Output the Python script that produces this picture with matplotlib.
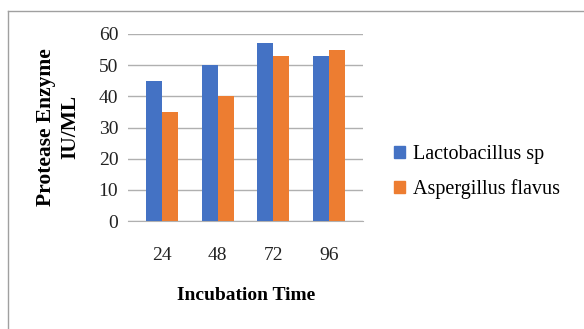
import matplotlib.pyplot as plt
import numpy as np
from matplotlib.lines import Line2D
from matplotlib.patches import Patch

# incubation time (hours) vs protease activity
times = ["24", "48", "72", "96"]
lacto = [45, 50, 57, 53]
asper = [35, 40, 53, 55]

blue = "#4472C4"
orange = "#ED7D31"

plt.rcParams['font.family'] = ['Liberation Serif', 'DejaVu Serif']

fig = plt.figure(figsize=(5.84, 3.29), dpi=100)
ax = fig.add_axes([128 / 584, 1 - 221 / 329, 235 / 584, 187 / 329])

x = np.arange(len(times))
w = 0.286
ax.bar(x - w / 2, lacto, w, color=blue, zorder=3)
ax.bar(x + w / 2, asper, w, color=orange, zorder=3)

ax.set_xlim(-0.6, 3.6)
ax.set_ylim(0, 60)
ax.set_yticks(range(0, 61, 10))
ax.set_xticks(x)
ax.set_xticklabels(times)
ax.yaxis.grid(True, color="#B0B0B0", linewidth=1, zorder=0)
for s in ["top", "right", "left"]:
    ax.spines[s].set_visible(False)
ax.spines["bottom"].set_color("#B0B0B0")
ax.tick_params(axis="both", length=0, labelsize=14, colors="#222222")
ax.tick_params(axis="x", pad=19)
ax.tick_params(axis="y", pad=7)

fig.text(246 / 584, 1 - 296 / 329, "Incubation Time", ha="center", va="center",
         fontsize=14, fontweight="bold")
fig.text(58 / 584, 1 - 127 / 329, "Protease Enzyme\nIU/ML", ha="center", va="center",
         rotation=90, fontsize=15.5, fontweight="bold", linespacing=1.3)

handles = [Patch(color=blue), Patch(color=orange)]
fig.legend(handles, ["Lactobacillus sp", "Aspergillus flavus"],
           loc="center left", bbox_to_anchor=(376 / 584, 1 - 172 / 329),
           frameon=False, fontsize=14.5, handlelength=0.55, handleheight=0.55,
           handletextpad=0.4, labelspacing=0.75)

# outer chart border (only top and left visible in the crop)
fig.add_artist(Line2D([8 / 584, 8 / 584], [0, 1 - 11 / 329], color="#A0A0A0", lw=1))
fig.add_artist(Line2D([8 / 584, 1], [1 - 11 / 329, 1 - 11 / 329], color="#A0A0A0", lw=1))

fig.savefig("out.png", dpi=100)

____________________

What is needed –
From the first line above to the line containing "ax.bar(x + w", repeat each line exactly. Pictures stay out.

Result –
Output the Python script that produces this picture with matplotlib.
import matplotlib.pyplot as plt
import numpy as np
from matplotlib.lines import Line2D
from matplotlib.patches import Patch

# incubation time (hours) vs protease activity
times = ["24", "48", "72", "96"]
lacto = [45, 50, 57, 53]
asper = [35, 40, 53, 55]

blue = "#4472C4"
orange = "#ED7D31"

plt.rcParams['font.family'] = ['Liberation Serif', 'DejaVu Serif']

fig = plt.figure(figsize=(5.84, 3.29), dpi=100)
ax = fig.add_axes([128 / 584, 1 - 221 / 329, 235 / 584, 187 / 329])

x = np.arange(len(times))
w = 0.286
ax.bar(x - w / 2, lacto, w, color=blue, zorder=3)
ax.bar(x + w / 2, asper, w, color=orange, zorder=3)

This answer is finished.